STORED DATA:
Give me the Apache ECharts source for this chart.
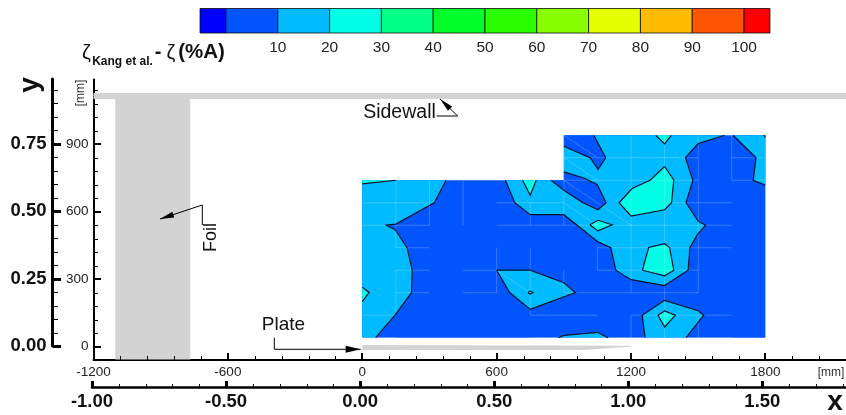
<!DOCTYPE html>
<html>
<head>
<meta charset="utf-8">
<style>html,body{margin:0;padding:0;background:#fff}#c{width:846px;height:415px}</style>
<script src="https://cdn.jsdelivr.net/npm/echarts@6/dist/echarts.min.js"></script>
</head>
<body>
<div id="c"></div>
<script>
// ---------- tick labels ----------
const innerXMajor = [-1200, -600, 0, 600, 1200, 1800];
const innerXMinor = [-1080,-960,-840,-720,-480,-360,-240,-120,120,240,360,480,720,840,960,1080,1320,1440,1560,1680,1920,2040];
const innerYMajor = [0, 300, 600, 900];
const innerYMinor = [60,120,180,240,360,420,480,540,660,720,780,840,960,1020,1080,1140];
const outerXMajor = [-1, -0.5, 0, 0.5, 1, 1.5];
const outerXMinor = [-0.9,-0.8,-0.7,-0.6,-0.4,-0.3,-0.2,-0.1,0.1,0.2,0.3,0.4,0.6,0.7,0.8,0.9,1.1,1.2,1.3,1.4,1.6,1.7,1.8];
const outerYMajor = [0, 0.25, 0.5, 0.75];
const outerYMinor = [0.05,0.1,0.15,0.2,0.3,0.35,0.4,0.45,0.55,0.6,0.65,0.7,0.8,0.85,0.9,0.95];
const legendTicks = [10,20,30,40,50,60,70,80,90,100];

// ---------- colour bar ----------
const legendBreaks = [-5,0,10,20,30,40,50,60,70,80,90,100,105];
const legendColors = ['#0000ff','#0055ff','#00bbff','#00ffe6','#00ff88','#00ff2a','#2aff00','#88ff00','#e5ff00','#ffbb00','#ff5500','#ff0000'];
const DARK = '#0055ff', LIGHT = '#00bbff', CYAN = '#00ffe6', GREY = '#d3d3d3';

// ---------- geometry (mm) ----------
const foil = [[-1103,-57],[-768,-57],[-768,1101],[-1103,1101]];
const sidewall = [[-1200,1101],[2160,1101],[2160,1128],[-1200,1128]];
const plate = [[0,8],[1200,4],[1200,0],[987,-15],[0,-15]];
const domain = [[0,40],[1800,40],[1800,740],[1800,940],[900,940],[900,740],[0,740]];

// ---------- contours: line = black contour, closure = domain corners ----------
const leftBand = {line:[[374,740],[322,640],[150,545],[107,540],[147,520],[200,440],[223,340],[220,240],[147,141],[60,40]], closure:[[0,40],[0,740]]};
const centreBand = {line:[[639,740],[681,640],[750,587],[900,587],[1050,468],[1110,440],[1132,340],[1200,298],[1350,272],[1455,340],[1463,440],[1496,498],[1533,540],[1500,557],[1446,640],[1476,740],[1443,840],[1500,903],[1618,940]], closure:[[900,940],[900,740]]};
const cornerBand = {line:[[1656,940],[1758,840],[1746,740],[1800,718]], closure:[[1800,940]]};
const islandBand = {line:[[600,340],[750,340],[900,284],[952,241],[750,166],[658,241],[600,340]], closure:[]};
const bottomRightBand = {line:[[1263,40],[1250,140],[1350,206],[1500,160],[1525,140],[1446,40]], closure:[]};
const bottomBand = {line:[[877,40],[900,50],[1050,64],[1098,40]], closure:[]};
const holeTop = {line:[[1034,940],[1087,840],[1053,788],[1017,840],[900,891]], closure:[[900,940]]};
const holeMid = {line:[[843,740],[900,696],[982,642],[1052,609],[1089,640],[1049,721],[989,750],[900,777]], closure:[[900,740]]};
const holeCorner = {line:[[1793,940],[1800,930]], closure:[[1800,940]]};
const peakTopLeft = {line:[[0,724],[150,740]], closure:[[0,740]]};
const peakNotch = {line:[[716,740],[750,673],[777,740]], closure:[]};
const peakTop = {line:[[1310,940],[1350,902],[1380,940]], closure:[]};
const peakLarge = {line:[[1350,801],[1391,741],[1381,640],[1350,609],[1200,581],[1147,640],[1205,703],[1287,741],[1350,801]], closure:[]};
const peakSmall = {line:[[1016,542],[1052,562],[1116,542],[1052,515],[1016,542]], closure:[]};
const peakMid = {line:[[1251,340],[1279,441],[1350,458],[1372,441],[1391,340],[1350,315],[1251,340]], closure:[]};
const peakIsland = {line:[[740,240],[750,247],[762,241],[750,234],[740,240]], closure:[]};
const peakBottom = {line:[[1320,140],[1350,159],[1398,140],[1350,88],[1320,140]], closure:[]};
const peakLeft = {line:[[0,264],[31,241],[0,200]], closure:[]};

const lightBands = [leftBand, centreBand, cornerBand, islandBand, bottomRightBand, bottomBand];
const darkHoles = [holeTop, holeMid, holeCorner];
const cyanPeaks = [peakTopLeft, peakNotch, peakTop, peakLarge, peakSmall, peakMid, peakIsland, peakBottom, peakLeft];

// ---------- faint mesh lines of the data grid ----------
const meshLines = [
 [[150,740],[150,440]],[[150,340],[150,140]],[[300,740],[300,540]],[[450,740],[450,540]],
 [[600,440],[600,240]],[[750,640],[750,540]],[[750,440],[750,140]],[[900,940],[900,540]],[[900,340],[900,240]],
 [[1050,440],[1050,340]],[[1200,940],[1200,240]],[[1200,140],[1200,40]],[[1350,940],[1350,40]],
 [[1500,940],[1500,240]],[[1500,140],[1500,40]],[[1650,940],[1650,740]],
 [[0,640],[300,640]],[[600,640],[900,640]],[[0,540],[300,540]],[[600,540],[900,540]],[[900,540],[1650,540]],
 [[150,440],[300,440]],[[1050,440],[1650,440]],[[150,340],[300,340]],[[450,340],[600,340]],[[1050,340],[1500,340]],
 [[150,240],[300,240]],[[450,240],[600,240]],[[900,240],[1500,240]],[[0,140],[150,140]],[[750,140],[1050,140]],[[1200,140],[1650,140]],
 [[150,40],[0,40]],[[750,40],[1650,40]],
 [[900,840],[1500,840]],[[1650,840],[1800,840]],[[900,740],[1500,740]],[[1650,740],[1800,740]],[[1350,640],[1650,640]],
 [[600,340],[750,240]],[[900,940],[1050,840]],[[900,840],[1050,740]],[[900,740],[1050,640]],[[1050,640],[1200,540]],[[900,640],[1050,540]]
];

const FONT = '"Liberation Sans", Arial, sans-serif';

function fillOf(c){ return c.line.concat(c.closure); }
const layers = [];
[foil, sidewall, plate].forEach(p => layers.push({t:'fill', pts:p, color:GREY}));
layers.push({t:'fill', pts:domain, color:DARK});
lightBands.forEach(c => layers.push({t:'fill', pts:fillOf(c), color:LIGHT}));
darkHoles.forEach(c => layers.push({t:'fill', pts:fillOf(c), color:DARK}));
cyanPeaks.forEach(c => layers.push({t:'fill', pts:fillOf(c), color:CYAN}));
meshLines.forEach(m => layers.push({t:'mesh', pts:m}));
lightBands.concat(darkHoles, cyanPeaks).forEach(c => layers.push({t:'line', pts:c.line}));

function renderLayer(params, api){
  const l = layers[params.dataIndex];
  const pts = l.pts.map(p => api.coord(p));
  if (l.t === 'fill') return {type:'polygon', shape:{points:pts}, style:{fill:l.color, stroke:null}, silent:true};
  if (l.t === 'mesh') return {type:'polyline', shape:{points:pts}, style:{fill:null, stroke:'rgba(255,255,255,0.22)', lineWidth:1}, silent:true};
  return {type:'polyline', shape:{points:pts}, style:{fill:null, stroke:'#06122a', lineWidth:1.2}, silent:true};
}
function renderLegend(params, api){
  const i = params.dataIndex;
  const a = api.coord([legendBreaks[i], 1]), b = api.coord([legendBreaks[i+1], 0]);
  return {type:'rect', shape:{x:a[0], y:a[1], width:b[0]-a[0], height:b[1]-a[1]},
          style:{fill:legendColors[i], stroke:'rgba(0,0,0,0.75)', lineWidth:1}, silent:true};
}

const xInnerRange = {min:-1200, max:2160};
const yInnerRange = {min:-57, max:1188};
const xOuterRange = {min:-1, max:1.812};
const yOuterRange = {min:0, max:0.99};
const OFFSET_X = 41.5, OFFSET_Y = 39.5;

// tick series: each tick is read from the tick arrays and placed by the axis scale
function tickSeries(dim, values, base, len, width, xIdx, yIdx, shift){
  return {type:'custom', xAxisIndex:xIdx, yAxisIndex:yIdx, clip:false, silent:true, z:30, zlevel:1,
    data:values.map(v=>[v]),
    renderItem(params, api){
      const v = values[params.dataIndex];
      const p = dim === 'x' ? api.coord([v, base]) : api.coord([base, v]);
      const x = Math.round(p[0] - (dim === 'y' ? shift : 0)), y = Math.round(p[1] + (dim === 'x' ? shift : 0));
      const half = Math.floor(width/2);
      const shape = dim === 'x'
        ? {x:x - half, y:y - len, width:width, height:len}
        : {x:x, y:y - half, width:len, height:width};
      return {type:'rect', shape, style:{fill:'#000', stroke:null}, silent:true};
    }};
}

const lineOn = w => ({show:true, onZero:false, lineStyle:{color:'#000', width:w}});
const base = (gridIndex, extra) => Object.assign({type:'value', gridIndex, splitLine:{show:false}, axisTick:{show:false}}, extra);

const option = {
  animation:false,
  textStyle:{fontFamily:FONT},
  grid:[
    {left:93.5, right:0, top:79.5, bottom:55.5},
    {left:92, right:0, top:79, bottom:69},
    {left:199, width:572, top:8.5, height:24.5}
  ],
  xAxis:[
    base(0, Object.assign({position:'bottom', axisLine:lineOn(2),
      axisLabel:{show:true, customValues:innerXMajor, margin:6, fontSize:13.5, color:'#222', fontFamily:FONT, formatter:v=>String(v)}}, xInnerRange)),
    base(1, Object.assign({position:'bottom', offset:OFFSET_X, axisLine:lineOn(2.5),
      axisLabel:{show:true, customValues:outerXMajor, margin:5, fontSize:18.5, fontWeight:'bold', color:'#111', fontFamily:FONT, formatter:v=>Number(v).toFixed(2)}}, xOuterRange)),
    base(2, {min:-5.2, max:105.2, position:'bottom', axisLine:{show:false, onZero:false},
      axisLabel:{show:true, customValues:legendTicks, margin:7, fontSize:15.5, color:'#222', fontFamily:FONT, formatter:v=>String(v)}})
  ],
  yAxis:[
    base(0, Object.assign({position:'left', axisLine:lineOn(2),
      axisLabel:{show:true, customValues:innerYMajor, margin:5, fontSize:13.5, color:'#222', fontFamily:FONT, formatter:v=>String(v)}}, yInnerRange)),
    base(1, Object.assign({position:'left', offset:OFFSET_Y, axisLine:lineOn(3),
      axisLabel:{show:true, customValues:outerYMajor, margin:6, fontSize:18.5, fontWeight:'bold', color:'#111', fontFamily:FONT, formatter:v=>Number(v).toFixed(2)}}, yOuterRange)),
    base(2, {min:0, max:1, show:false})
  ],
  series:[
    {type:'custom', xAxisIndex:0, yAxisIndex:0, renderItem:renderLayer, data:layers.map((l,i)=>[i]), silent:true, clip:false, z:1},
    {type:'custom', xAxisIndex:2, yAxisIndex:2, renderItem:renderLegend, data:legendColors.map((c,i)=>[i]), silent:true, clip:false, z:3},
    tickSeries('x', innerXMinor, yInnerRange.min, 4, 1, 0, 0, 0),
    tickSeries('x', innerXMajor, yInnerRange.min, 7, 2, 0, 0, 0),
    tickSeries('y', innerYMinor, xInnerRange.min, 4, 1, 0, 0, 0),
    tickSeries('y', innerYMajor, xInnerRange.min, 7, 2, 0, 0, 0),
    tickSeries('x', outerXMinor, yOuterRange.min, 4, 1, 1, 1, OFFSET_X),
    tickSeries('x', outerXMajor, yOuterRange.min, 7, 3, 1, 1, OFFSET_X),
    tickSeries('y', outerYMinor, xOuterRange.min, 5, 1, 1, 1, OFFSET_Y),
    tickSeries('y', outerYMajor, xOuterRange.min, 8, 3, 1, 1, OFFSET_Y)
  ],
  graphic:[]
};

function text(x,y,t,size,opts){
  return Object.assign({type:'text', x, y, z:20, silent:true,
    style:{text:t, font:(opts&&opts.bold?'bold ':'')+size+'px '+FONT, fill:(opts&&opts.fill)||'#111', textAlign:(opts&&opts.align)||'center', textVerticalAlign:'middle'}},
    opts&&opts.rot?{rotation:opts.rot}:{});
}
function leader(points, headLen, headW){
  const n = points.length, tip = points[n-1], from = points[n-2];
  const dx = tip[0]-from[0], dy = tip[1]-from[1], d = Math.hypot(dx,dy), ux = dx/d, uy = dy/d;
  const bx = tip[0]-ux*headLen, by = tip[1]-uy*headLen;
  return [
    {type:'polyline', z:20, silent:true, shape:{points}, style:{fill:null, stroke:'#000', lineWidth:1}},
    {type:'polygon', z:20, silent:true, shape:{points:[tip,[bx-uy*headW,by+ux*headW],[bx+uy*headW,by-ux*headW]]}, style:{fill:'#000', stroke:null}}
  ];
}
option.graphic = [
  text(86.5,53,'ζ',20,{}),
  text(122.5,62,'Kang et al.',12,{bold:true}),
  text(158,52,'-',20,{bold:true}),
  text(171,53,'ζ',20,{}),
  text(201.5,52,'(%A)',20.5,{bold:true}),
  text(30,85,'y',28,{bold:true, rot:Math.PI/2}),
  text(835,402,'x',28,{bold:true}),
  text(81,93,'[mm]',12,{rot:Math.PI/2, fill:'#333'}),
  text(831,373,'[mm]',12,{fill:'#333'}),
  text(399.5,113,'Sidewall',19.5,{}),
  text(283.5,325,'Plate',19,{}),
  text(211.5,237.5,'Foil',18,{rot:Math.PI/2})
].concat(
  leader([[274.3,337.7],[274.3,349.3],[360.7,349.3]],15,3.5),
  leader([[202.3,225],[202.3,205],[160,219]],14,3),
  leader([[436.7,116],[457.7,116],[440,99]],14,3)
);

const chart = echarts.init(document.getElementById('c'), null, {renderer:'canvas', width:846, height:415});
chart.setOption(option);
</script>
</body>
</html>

REQUIREMENT: From the first line of the listing above, repeat every line through the one holding "const DARK = '#0055ff', LIGHT". Both ends count, and pictures stay out.

FINISHED ANSWER:
Give me the Apache ECharts source for this chart.
<!DOCTYPE html>
<html>
<head>
<meta charset="utf-8">
<style>html,body{margin:0;padding:0;background:#fff}#c{width:846px;height:415px}</style>
<script src="https://cdn.jsdelivr.net/npm/echarts@6/dist/echarts.min.js"></script>
</head>
<body>
<div id="c"></div>
<script>
// ---------- tick labels ----------
const innerXMajor = [-1200, -600, 0, 600, 1200, 1800];
const innerXMinor = [-1080,-960,-840,-720,-480,-360,-240,-120,120,240,360,480,720,840,960,1080,1320,1440,1560,1680,1920,2040];
const innerYMajor = [0, 300, 600, 900];
const innerYMinor = [60,120,180,240,360,420,480,540,660,720,780,840,960,1020,1080,1140];
const outerXMajor = [-1, -0.5, 0, 0.5, 1, 1.5];
const outerXMinor = [-0.9,-0.8,-0.7,-0.6,-0.4,-0.3,-0.2,-0.1,0.1,0.2,0.3,0.4,0.6,0.7,0.8,0.9,1.1,1.2,1.3,1.4,1.6,1.7,1.8];
const outerYMajor = [0, 0.25, 0.5, 0.75];
const outerYMinor = [0.05,0.1,0.15,0.2,0.3,0.35,0.4,0.45,0.55,0.6,0.65,0.7,0.8,0.85,0.9,0.95];
const legendTicks = [10,20,30,40,50,60,70,80,90,100];

// ---------- colour bar ----------
const legendBreaks = [-5,0,10,20,30,40,50,60,70,80,90,100,105];
const legendColors = ['#0000ff','#0055ff','#00bbff','#00ffe6','#00ff88','#00ff2a','#2aff00','#88ff00','#e5ff00','#ffbb00','#ff5500','#ff0000'];
const DARK = '#0055ff', LIGHT = '#00bbff', CYAN = '#00ffe6', GREY = '#d3d3d3';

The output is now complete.